* Material for the task:
##########

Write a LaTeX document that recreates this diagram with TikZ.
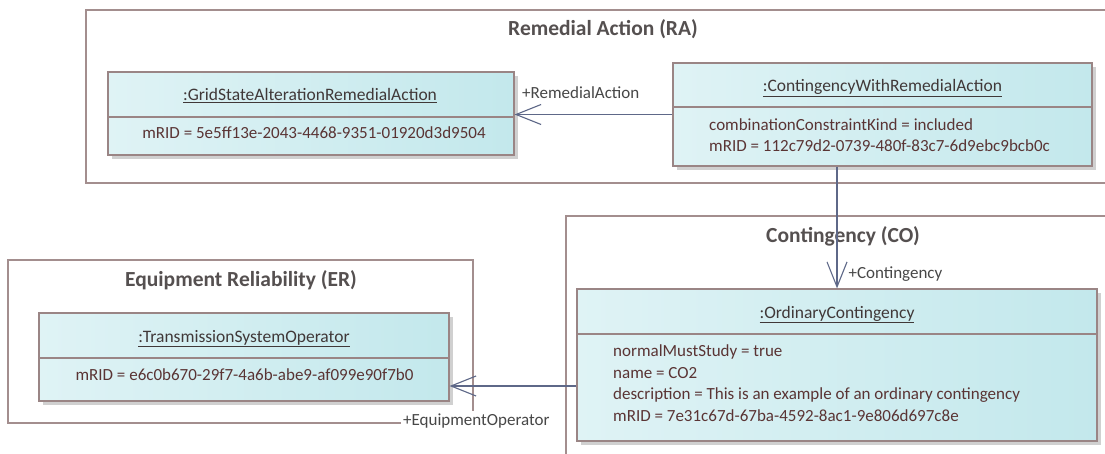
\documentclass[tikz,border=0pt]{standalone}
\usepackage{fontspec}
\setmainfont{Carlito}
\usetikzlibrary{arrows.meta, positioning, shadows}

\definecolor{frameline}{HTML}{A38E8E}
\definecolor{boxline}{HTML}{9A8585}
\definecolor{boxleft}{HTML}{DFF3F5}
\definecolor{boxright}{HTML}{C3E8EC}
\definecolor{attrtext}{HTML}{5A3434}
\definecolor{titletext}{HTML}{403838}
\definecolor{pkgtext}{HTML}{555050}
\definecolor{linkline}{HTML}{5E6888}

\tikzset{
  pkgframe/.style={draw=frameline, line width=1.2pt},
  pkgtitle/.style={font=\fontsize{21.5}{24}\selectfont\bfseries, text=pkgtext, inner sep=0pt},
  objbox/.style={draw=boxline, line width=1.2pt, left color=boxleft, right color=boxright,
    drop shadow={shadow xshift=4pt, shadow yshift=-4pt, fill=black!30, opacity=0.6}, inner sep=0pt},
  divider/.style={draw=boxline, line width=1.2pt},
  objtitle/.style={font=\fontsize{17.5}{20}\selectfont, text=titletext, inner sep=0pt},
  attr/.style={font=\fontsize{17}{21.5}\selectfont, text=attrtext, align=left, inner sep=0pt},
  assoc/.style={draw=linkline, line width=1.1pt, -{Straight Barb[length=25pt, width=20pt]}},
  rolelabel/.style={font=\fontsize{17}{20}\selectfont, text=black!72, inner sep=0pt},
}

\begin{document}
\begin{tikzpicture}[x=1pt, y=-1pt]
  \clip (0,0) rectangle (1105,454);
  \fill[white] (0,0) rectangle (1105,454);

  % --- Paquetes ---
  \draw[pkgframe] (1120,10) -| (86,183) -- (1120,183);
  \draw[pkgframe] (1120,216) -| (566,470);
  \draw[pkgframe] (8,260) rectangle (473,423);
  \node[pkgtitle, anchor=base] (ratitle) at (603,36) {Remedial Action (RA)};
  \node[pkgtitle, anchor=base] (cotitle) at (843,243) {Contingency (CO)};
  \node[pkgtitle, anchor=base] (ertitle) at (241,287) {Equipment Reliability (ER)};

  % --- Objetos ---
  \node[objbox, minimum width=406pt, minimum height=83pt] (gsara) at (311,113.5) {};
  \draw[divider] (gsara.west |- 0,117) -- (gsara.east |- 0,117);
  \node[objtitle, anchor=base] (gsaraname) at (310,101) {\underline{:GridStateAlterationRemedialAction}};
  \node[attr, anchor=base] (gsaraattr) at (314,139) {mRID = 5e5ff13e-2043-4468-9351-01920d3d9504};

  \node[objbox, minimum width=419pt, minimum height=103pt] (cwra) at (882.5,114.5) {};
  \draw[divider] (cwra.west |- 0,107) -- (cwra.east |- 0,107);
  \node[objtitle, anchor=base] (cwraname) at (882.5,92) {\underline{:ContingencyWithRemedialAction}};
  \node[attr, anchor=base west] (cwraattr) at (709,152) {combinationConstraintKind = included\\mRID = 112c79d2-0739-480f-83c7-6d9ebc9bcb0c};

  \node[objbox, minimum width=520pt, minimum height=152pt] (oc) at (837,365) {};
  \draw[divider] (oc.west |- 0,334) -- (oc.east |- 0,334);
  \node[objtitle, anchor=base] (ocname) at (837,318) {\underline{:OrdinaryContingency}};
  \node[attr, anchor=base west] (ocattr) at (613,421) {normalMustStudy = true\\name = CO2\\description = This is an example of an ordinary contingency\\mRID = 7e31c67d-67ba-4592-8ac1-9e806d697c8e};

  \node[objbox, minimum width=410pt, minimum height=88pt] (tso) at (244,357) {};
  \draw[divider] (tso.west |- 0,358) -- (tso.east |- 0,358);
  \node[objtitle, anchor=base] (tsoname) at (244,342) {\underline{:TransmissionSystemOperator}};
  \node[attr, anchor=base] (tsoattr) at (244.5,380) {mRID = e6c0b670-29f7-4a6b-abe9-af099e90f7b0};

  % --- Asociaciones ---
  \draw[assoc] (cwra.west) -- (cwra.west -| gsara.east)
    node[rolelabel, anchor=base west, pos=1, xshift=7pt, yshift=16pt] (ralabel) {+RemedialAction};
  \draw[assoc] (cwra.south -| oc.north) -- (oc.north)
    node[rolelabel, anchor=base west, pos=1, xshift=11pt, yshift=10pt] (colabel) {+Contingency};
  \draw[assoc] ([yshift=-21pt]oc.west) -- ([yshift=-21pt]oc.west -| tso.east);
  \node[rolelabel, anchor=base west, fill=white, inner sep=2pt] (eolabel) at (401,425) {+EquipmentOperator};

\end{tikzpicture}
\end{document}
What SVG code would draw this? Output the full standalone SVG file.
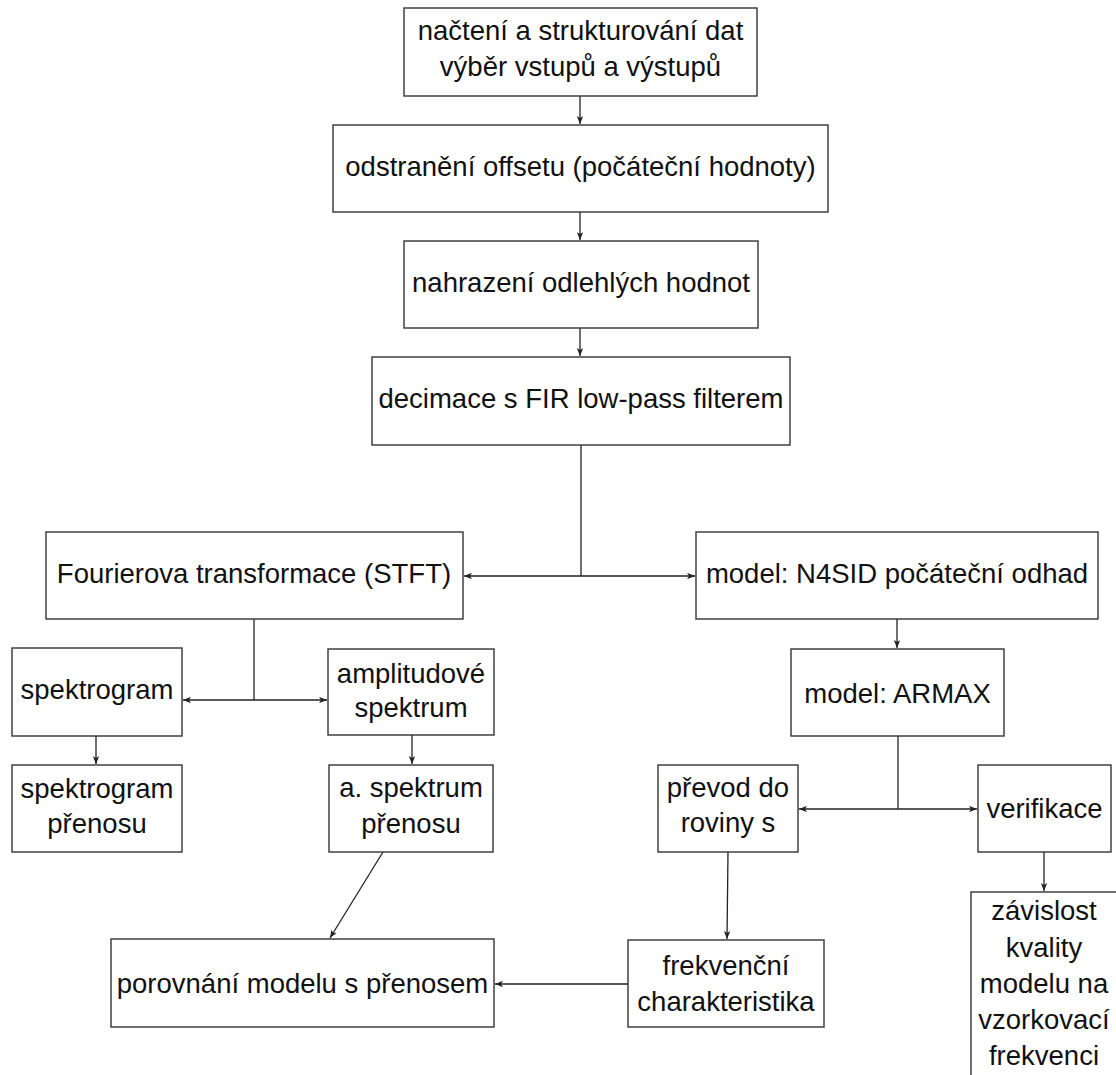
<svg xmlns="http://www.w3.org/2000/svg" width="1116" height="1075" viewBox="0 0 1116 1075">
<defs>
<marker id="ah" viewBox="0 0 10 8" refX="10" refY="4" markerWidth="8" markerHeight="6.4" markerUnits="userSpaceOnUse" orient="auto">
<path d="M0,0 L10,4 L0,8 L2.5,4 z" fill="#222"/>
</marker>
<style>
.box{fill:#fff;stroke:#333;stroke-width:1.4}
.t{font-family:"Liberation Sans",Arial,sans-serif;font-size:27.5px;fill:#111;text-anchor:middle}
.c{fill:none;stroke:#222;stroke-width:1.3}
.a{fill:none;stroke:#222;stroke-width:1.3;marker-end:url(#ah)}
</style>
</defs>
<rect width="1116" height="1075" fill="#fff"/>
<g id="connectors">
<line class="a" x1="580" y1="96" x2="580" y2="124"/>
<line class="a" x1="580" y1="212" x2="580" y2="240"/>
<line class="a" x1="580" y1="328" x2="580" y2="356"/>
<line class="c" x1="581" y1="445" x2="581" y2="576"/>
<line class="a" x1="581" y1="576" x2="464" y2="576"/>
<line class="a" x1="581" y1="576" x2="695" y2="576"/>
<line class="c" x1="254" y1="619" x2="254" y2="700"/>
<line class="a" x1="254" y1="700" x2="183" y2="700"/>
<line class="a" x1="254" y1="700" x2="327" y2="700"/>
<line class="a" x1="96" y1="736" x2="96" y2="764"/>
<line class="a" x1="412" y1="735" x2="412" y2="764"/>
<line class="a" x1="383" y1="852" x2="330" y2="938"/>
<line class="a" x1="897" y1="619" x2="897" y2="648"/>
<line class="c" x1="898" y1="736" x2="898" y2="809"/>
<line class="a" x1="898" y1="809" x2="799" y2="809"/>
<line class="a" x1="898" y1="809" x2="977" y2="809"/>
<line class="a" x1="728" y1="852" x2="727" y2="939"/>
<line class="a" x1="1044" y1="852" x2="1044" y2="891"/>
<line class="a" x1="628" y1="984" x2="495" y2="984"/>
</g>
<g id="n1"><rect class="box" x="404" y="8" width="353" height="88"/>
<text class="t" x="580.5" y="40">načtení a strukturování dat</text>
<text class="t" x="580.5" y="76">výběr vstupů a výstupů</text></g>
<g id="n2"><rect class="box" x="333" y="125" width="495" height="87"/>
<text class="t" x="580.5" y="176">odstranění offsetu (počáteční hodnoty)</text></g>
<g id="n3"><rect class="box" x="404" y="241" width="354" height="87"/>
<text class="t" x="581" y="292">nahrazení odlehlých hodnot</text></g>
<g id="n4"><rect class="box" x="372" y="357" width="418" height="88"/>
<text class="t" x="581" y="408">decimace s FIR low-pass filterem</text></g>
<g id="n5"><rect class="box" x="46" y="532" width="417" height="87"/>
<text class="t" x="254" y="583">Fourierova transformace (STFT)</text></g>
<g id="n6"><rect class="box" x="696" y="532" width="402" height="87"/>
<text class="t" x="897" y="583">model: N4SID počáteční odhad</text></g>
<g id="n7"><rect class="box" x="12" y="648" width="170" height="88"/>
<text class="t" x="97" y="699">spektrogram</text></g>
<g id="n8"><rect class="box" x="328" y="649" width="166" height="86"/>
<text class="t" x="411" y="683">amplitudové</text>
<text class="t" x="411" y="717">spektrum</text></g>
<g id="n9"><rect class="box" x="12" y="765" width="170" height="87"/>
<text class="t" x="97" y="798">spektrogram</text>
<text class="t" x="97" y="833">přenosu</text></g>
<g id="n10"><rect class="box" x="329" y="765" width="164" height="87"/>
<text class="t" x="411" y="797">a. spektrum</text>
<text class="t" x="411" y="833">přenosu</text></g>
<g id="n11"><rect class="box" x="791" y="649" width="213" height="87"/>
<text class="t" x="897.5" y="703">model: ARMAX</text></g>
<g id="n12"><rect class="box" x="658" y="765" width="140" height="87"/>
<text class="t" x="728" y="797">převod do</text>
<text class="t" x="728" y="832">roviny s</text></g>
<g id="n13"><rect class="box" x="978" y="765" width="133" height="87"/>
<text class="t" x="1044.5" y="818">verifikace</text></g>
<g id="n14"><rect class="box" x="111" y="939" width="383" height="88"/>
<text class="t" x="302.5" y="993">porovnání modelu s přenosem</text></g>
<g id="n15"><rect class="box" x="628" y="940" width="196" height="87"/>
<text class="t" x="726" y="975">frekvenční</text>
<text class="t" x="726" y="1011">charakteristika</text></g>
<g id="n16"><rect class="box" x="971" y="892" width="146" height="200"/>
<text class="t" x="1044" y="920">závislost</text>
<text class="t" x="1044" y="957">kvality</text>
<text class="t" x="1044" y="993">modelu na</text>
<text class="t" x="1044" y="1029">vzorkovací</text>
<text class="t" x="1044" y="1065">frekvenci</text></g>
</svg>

##########

* Directions for this task: From the data above, copy each line that holds "standalone".

* Solution to the exercise:
\documentclass[tikz,border=0pt]{standalone}
What SVG code would draw this? Output the full standalone SVG file.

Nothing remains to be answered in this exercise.